Semua wisatawan yang datang ke Labuan Bajo tujuan utama ke Pulau Komodo, melihat langsung binatang Komodo. Jika kunjungan ke Pulau Komodo dibatasi atau dilarang, wisatawan bakal tidak akan datang ke Labuan Bajo.
Meski pemerintah beralasan masih ada destinasi wisata di Manggarai Barat, Manggarai, Ngada, dan Ende yang bisa dikunjungi, ikon utama yang dijual di Labuan Bajo adalah binatang komodo yang ada di dalam TNK.

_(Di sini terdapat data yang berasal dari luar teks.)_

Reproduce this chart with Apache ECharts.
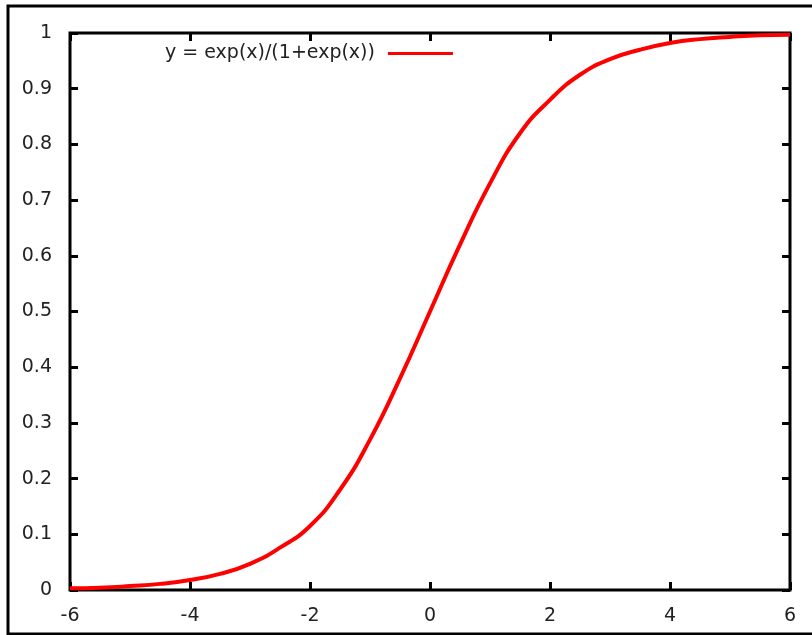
<!DOCTYPE html>
<html>
<head>
<meta charset="utf-8">
<script src="https://cdn.jsdelivr.net/npm/echarts@6/dist/echarts.min.js"></script>
<style>
  html, body { margin: 0; padding: 0; background: #fff; }
  #main { width: 812px; height: 635px; }
</style>
</head>
<body>
<div id="main"></div>
<script>
// values
var xs = [-6, -5.5, -5, -4.5, -4, -3.5, -3, -2.5, -2, -1.5, -1, -0.5, 0,
          0.5, 1, 1.5, 2, 2.5, 3, 3.5, 4, 4.5, 5, 5.5, 6];
var ys = [0.003, 0.004, 0.007, 0.011, 0.018, 0.029, 0.047, 0.076, 0.115, 0.18, 0.27, 0.38, 0.5,
          0.62, 0.73, 0.82, 0.88, 0.925, 0.953, 0.97, 0.982, 0.989, 0.993, 0.996, 0.997];
var seriesName = 'y = exp(x)/(1+exp(x))';

var points = [];
for (var i = 0; i < xs.length; i++) {
    points.push([xs[i], ys[i]]);
}

var fontName = '"DejaVu Sans", Arial, sans-serif';
var labelFont = { fontFamily: fontName, fontSize: 19, color: '#222' };
var tickStyle = { inside: true, length: 8, lineStyle: { color: '#000', width: 3 } };
var noLine = { show: false, onZero: false };

var myChart = echarts.init(document.getElementById('main'), null, { renderer: 'canvas' });

var option = {
    backgroundColor: '#fff',
    animation: false,
    grid: {
        left: 70, top: 33, right: 22, bottom: 45,
        show: true, borderColor: '#000', borderWidth: 3,
        containLabel: false
    },
    legend: {
        left: 160, top: 39,
        align: 'right',
        icon: 'rect',
        itemWidth: 65, itemHeight: 3,
        textStyle: { fontFamily: fontName, fontSize: 19, color: '#222', padding: [0, 8, 0, 0] },
        data: [seriesName]
    },
    xAxis: [{
        type: 'value', min: -6, max: 6, interval: 2,
        axisLine: noLine,
        axisTick: tickStyle,
        splitLine: { show: false },
        axisLabel: Object.assign({ margin: 17 }, labelFont)
    }, {
        type: 'value', position: 'top', min: -6, max: 6, interval: 2,
        axisLine: noLine,
        axisTick: tickStyle,
        splitLine: { show: false },
        axisLabel: { show: false }
    }],
    yAxis: [{
        type: 'value', min: 0, max: 1, interval: 0.1,
        axisLine: noLine,
        axisTick: tickStyle,
        splitLine: { show: false },
        axisLabel: Object.assign({ margin: 18 }, labelFont)
    }, {
        type: 'value', position: 'right', min: 0, max: 1, interval: 0.1,
        axisLine: noLine,
        axisTick: tickStyle,
        splitLine: { show: false },
        axisLabel: { show: false }
    }],
    graphic: [{
        type: 'rect',
        shape: { x: 8, y: 6, width: 830, height: 628 },
        style: { fill: 'none', stroke: '#000', lineWidth: 3 },
        silent: true
    }],
    series: [{
        name: seriesName,
        type: 'line',
        smooth: true,
        symbol: 'none',
        itemStyle: { color: '#f00' },
        lineStyle: { color: '#f00', width: 4 },
        data: points
    }]
};

myChart.setOption(option);
</script>
</body>
</html>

Sudah dua pekan kebijakan pemesanan daring diberlakukan, belum banyak tamu yang datang ke Labuan Bajo. Tingkat hunian hotel-hotel di Labuan Bajo 20 persen. Itu pun hanya hotel bintang lima dengan jumlah tamu dua hingga tiga orang per hari, dan lama tinggal tiga sampai empat hari.
”Beberapa tamu berasal dari Surabaya, Bandung, dan Denpasar. Namun, mereka itu wisatawan lokal dan beberapa warga asing yang sebelum masa pandemi Covid-19 memilih tertahan di Indonesia,” ujar Evodius.
Menolak sistem daring
Ketua Insan Pariwisata Indonesia Manggarai Barat Rafael Todolewa dalam forum diskusi ”Pelaku Pariwisata Berbicara” di Labuan Bajo mengatakan menolak sistem mendaftar (pesan) secara daring. Sejak dibuka fase normal baru 29 Juni 2020 khusus bagi wisatawan di Labuan Bajo, pihak Balai TNK menerapkan sistem daring untuk memasuki kawasan TNK dan menerapkan tahapan pengunjung untuk masuk TNK.

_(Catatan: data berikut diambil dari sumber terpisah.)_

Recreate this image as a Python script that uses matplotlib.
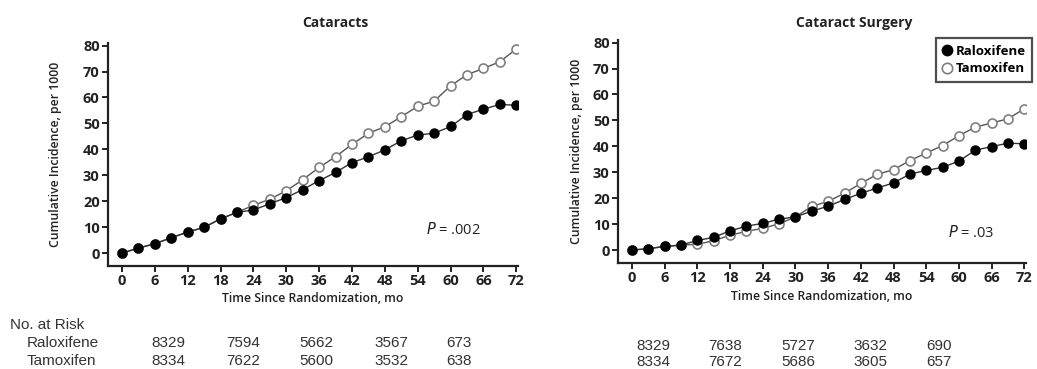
import matplotlib
matplotlib.use("Agg")
import matplotlib.pyplot as plt
from matplotlib.lines import Line2D

# ---------------- data ----------------
months = [0, 3, 6, 9, 12, 15, 18, 21, 24, 27, 30, 33, 36, 39, 42, 45, 48, 51, 54, 57, 60, 63, 66, 69, 72]

cat_ralox = [0, 1.9, 3.6, 5.9, 8.1, 9.9, 13.2, 15.7, 16.6, 19.0, 21.4, 24.5, 27.9, 31.1, 34.9,
             37.1, 39.8, 43.3, 45.5, 46.2, 48.8, 53.4, 55.5, 57.3, 57.0]
cat_tamox = [0, 1.9, 3.6, 5.9, 8.1, 9.9, 13.2, 15.7, 18.4, 20.8, 24.0, 28.3, 33.0, 37.2, 41.9,
             46.2, 48.7, 52.6, 56.6, 58.6, 64.5, 68.8, 71.2, 73.8, 78.7]

surg_ralox = [0, 0.5, 1.4, 1.9, 3.7, 4.9, 7.4, 9.2, 10.3, 11.9, 12.8, 15.0, 16.9, 19.5, 21.9,
              23.9, 25.9, 29.3, 30.7, 31.9, 34.3, 38.5, 39.9, 41.2, 41.0]
surg_tamox = [0, 0.5, 1.4, 1.9, 2.2, 3.6, 5.7, 7.2, 8.4, 10.1, 12.8, 16.8, 18.8, 21.9, 25.7,
              29.2, 31.0, 34.5, 37.4, 40.3, 44.1, 47.4, 49.0, 50.6, 54.5]

titles = ["Cataracts", "Cataract Surgery"]
p_texts = [".002", ".03"]
series_names = ["Raloxifene", "Tamoxifen"]

xticks = list(range(0, 73, 6))
yticks = list(range(0, 81, 10))

risk_cat_ralox = ["8329", "7594", "5662", "3567", "673"]
risk_cat_tamox = ["8334", "7622", "5600", "3532", "638"]
risk_surg_ralox = ["8329", "7638", "5727", "3632", "690"]
risk_surg_tamox = ["8334", "7672", "5686", "3605", "657"]

# ---------------- layout ----------------
W, H = 1037, 369
fig = plt.figure(figsize=(W / 100, H / 100), dpi=100)
FONT = ["Open Sans", "DejaVu Sans"]
NARROW = ["Liberation Sans", "DejaVu Sans"]
plt.rcParams["font.family"] = FONT


def fx(px):
    return px / W


def fy(py):
    return 1 - py / H


def make_axes(x0, x1, ytop, ybot):
    return fig.add_axes([fx(x0), fy(ybot), fx(x1) - fx(x0), fy(ytop) - fy(ybot)])


ax1 = make_axes(108, 518, 43, 266)
ax2 = make_axes(618, 1026, 40, 263)

panels = [
    (ax1, cat_ralox, cat_tamox, p_texts[0], (60.5, 9), 15),
    (ax2, surg_ralox, surg_tamox, p_texts[1], (62.2, 6.6), 7),
]

spine_col = "#222222"
for ax, ral, tam, ptxt, ppos, ypad in panels:
    ax.plot(months, tam, "-o", color="#555555", lw=1.0, ms=6.5,
            mfc="white", mec="#808080", mew=1.2, zorder=2)
    ax.plot(months, ral, "-o", color="#333333", lw=1.0, ms=6.5,
            mfc="black", mec="black", mew=1.0, zorder=3)
    ax.set_xlim(-2.56, 72.3)
    ax.set_ylim(-5.0, 81.0)
    ax.set_xticks(xticks)
    ax.set_yticks(yticks)
    for s in ["top", "right"]:
        ax.spines[s].set_visible(False)
    for s in ["left", "bottom"]:
        ax.spines[s].set_linewidth(1.6)
        ax.spines[s].set_color(spine_col)
    ax.tick_params(direction="out", length=4, width=1.4, color=spine_col,
                   labelsize=10.5, pad=2, labelcolor="#222222")
    for lab in ax.get_xticklabels() + ax.get_yticklabels():
        lab.set_fontweight("bold")
    ax.set_xlabel("Time Since Randomization, mo", fontsize=8.8, fontweight="semibold",
                  color="#222222", labelpad=3)
    ax.set_ylabel("Cumulative Incidence, per 1000", fontsize=8.8, fontweight="semibold",
                  color="#222222", labelpad=ypad)
    ax.text(ppos[0], ppos[1], r"$\it{P}$" + " = " + ptxt, ha="center", va="center",
            fontsize=10.5, color="#222222")

fig.text(fx(335), fy(23), titles[0], ha="center", va="center", fontsize=10,
         fontweight="bold", color="#222222")
fig.text(fx(854), fy(23), titles[1], ha="center", va="center", fontsize=10,
         fontweight="bold", color="#222222")

leg_handles = [
    Line2D([], [], ls="none", marker="o", ms=7.5, mfc="black", mec="black"),
    Line2D([], [], ls="none", marker="o", ms=7.5, mfc="white", mec="#808080", mew=1.2),
]
leg = fig.legend(leg_handles, series_names, loc="upper right",
                 bbox_to_anchor=(fx(1032), fy(38)),
                 frameon=True, fancybox=False, edgecolor="#222222", handlelength=0.6,
                 handletextpad=0.35, borderpad=0.5, labelspacing=0.35, borderaxespad=0,
                 prop={"family": FONT, "weight": "bold", "size": 9.5})
leg.get_frame().set_linewidth(1.6)

# ---------------- number at risk table ----------------
tcol = "#333333"
TS = 11
fig.text(fx(10), fy(325), "No. at Risk", ha="left", va="center", fontsize=TS,
         family=NARROW, color=tcol)
fig.text(fx(27), fy(343), series_names[0], ha="left", va="center", fontsize=TS,
         family=NARROW, color=tcol)
fig.text(fx(27), fy(361), series_names[1], ha="left", va="center", fontsize=TS,
         family=NARROW, color=tcol)

left_cols = [168, 243, 316, 391, 459]
right_cols = [653, 725, 798, 870, 939]
for xs, r1, r2, y1, y2 in [(left_cols, risk_cat_ralox, risk_cat_tamox, 343, 361),
                           (right_cols, risk_surg_ralox, risk_surg_tamox, 346, 362)]:
    for x, a, b in zip(xs, r1, r2):
        fig.text(fx(x), fy(y1), a, ha="center", va="center", fontsize=TS,
                 family=NARROW, color=tcol)
        fig.text(fx(x), fy(y2), b, ha="center", va="center", fontsize=TS,
                 family=NARROW, color=tcol)

fig.savefig("out.png", dpi=100)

Sistem tersebut merugikan pelaku usaha wisata di Manggarai Barat dan bisa menghancurkan perekonomian pelaku pariwisata. Misalnya, tamu ada 50 orang yang datang ke Labuan Bajo, mereka pesan selama selama hari. Begitu dikontak BTNK ternyata pemesanan secara daring sudah penuh.
”Sementara tamu saya hanya ingin ke Pulau Komodo. Lalu tamu dikemanakan, padahal orang yang pemesanan secara daring batal datang,” kata Rafael.

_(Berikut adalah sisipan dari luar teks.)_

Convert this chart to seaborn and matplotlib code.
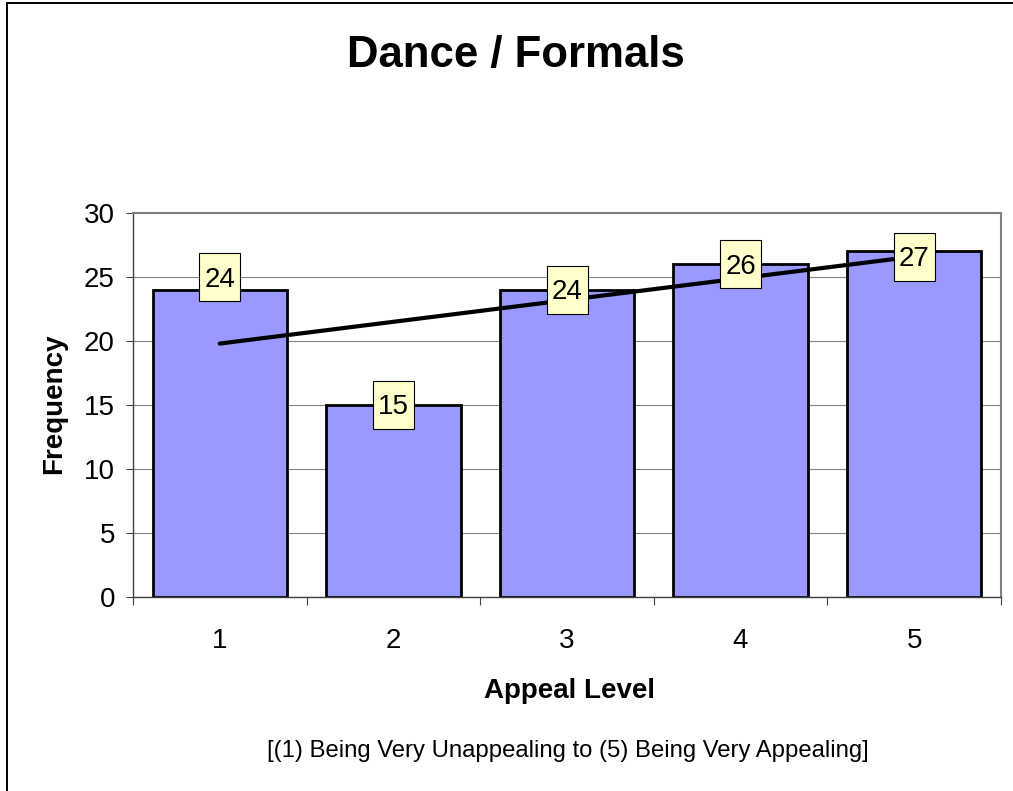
import numpy as np
import pandas as pd
import seaborn as sns
import matplotlib.pyplot as plt
from matplotlib.patches import Rectangle
from matplotlib.lines import Line2D
from matplotlib.transforms import ScaledTranslation

# Survey responses: how appealing "Dance / Formals" is, on a 1-5 scale
levels = ["1", "2", "3", "4", "5"]
level_values = [1, 2, 3, 4, 5]
frequency = [24, 15, 24, 26, 27]
y_ticks = [0, 5, 10, 15, 20, 25, 30]

title = "Dance / Formals"
x_title = "Appeal Level"
y_title = "Frequency"
scale_note = "[(1) Being Very Unappealing to (5) Being Very Appealing]"

sns.set_theme(style="white")
plt.rcParams["font.family"] = ["Liberation Sans", "DejaVu Sans"]
plt.rcParams["text.color"] = "black"

W, H = 1013, 791
fig = plt.figure(figsize=(W / 100, H / 100), dpi=100)
fig.patch.set_facecolor("white")
ax = fig.add_axes([133 / W, 1 - 597 / H, 868 / W, 384 / H])

df = pd.DataFrame({"level": levels, "frequency": frequency})
sns.barplot(data=df, x="level", y="frequency", color="#9999FF", saturation=1,
            edgecolor="black", linewidth=2, width=0.775, ax=ax, zorder=2)

# Linear trend through the counts
coef = np.polyfit(level_values, frequency, 1)
trend = np.polyval(coef, level_values)
ax.plot(np.arange(len(levels)), trend, color="black", lw=3,
        solid_capstyle="round", zorder=3)

# Value labels in pale yellow boxes at the bar tops
shift_in = [0.125, 0.0, 0.0, 0.0, -0.055]   # vertical nudge, inches
box_w, box_h = 0.41, 0.48
for i, (v, s) in enumerate(zip(frequency, shift_in)):
    tr = fig.dpi_scale_trans + ScaledTranslation(i, v, ax.transData)
    ax.add_patch(Rectangle((-box_w / 2, s - box_h / 2), box_w, box_h,
                           transform=tr, facecolor="#FFFFCC",
                           edgecolor="black", lw=0.8, zorder=4, clip_on=False))
    ax.text(0, s - 0.095, str(v), transform=tr, ha="center", va="baseline",
            fontsize=20, color="black", zorder=5)

# Axes styling
ax.set_xlim(-0.5, len(levels) - 0.5)
ax.set_ylim(y_ticks[0], y_ticks[-1])
ax.set_yticks(y_ticks)
ax.set_xticks(range(len(levels)))
ax.set_xticklabels(levels)
ax.set_xticks(np.arange(-0.5, len(levels), 1), minor=True)
ax.set_xlabel("")
ax.set_ylabel("")
ax.tick_params(axis="x", which="major", length=0, pad=22, labelsize=20,
               labelcolor="black")
ax.tick_params(axis="x", which="minor", length=6, width=0.8, color="#404040",
               direction="out", bottom=True)
ax.tick_params(axis="y", which="major", length=5, width=0.8, color="#404040",
               direction="out", left=True, pad=8, labelsize=20,
               labelcolor="black")
ax.yaxis.grid(True, color="#808080", lw=0.8)
ax.set_axisbelow(True)
for side in ["top", "right"]:
    ax.spines[side].set_color("#808080")
    ax.spines[side].set_linewidth(1.5)
for side in ["left", "bottom"]:
    ax.spines[side].set_color("#404040")
    ax.spines[side].set_linewidth(1.0)
ax.set_facecolor("white")

# Titles and note
fig.text(516 / W, 1 - 67 / H, title, ha="center", va="baseline",
         fontsize=31.5, fontweight="bold", color="black")
fig.text(569 / W, 1 - 698 / H, x_title, ha="center", va="baseline",
         fontsize=20, fontweight="bold", color="black")
fig.text(61 / W, 1 - 404 / H, y_title, ha="center", va="baseline",
         rotation=90, rotation_mode="anchor", fontsize=20, fontweight="bold",
         color="black")
fig.text(568 / W, 1 - 757 / H, scale_note, ha="center", va="baseline",
         fontsize=17.2, color="black")

# Chart area border
fig.add_artist(Line2D([6.5 / W, 6.5 / W], [0, 1 - 2.5 / H],
                      transform=fig.transFigure, color="black", lw=1.4))
fig.add_artist(Line2D([6.5 / W, 1], [1 - 2.5 / H, 1 - 2.5 / H],
                      transform=fig.transFigure, color="black", lw=1.4))

fig.savefig("out.png", dpi=100)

Namun, dalam daftar pesanan tertera nama mereka. Jika ada agen nakal, mereka sengaja mendaftar sebanyak mungkin sampai daftar pesanan penuh. Ternyata itu viktif sehingga membuat rugi pelaku pariwisata.
Wakil Ketua PHRI NTT Leo Arakian mengatakan, kondisi paling memprihatinkan adalah hotel melati. Di Kota Kupang, salah satu hotel melati, sesuai informasi, akan dijual karena sepi tamu sejak 2017, kemudian ditambah pandemi Covid-19 yang menyebabkan hotel itu benar-benar sepi. Tingkat hunian hotel di NTT saat masa normal baru 20 persen.
Kepala Balai TNK Lukita Awang mengatakan, sistem pemesanan daring untuk mengatur jumlah wisatawan yang datang ke TNK sesuai protokol kesehatan. Tidak semua wisatawan harus menyerbu Pulau Komodo sekaligus.
”Soal sistem pemesanan sudah sesuai dengan masukan dari beberapa pihak untuk pendaftaran secara daring. Mengampanyekan pariwisata itu tidak hanya Pulau Komodo, tetapi daratan Flores keseluruhan. Wisatawan yang ke TNK kami atur 8-10 orang per hari, yang lain bisa ke destinasi lain di Flores sebelum ke TNK,” kata Awang.